Miss Hemelrijk had been an editorial assistant and copy editor when hired in 1965 by The Canadian Magazine, a national weekly rotogravure (do we need to include the printing process? - ed.) publication to be distributed in newspapers. She recalls editor Harry Bruce approaching her with an assignment.

"This piece," he said. "Could you look after it? At Maclean's they do something called fact-checking. Do you know what that is?"

"I don't know what they do," she replied.

"Well, I think they check the facts," the patient editor said.

"That sounds reasonable."

She worked the telephone, consulted dictionaries and almanacs, rifled through yellowed clippings in files newspaper people like to refer to as the morgue.

If fact-checking was like detective work, she was going to be Miss Marple.

One of her regular assignments was to do the research for a popular feature called "You Asked Us" for which readers provided questions. They did so by the sack-full. One query asked the whereabouts of Colonel Harry Snyder, a big-game hunter whose last known address was a ranch near Sundre, Alta. In those pre-Internet days, she needed three months of following leads and pursuing clues before tracking down the 87-year-old hunter in Tucson, Ariz.

Another time, a reader wanted to know the colour of Alexander the Great's horse. After weeks perusing historical texts and artistic renditions, a legion of librarians recruited in search of the answer, she provided the column's writer with a fascinating detailed account of Bucephalus, the mighty stallion. Yet, in print, the question got but a single word answer: Brown. (Not black?! Pls. double check. - ed.)

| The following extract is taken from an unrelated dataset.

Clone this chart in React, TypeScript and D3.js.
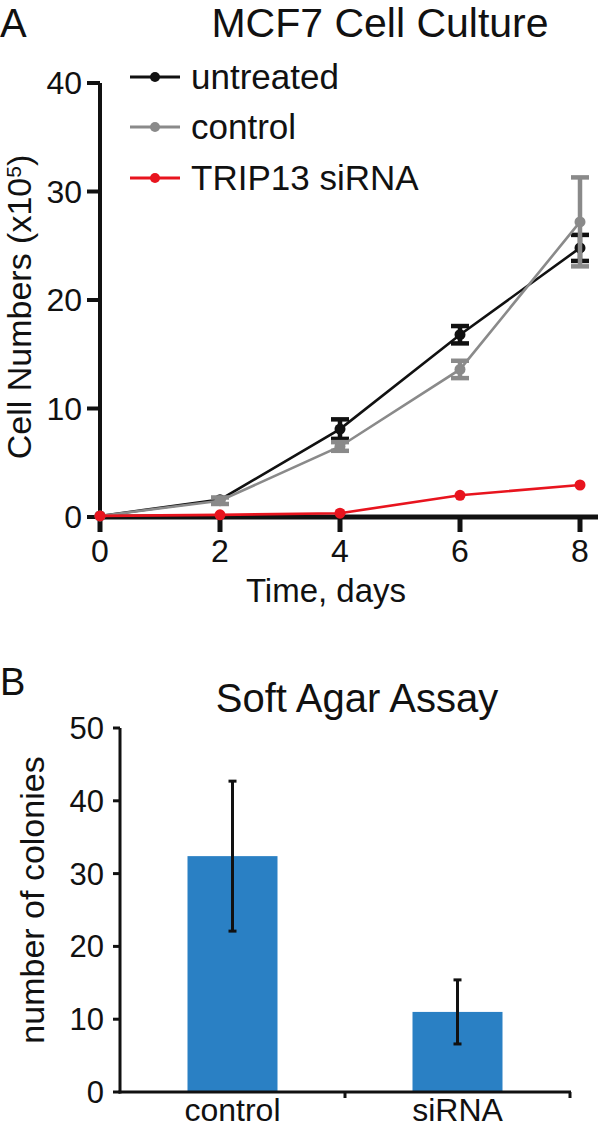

The work on the column led to a rare acknowledgment in print with the publication of You Asked Us: And Here Are The Answers To More Than 350 Fribbling Questions That Puzzle Canadians. ( Is fribbling even a word? - ed.) The 1978 book is credited to Anne Collins and Miss Hemelrijk. The back-cover copy promises "this book is crammed with the inessentials that fascinate Canadians."

Though she hailed from Liverpool, Miss Hemelrijk's crisp English accent sounds more Emma Thompson than John Lennon. She was born into a family of Dutch ancestry that made a fortune in the 19th century through Hornby, Hemelryk & Co. cotton brokers. She received an early childhood lesson in both pronunciation and class differences after spending seven weeks in hospital at age 7 recovering from diphtheria. Courtesy of the slum children with whom she shared the ward, she returned home fully versed in Scouse in which a "fur coat" is pronounced as a "fair coat" and a "fair day" as a "fur day." "Marvellous accent," she now says.

As a young woman working at the Arts Council of Great Britain, she decided to alter the spelling of the family name, finding her rendition - replacing the penultimate "y" with an "ij" - to be more aesthetically pleasing.

At about the same time, she noted the suggestive posters promoting the great ocean liners and became determined to see something of the world. She contemplated her preferred choices, ruling out Vienna for her lack of German and America for the difficulty in getting permission. That left what she described as the colonies. South Africa was out due to apartheid. Australia seemed promising, but she feared never being able to afford a return fare. So, Canada it was. Soon after arriving, she began her magazine career in Toronto.

She became something of a legend in the industry, having outlasted countless employers. Her efforts, celebrated by her peers yet unknown by her readers, were recently cited in a fine profile in the student-written Ryerson Review of Journalism.

Alas, the article has a few niggling errors, according to the subject, who, as we have seen, is a stickler in such matters.

Although hard to believe, this column, too, may contain inaccuracies. It is a heavy burden to profile a fact-checker known for consistency and accuracy. If any errors are found, I offer apologies in advance to Miss Hemelrijk and accept full responsibility. If the errors are egregious, however, I will blame the copy editors back in Toronto. They are known to enjoy drink, you know.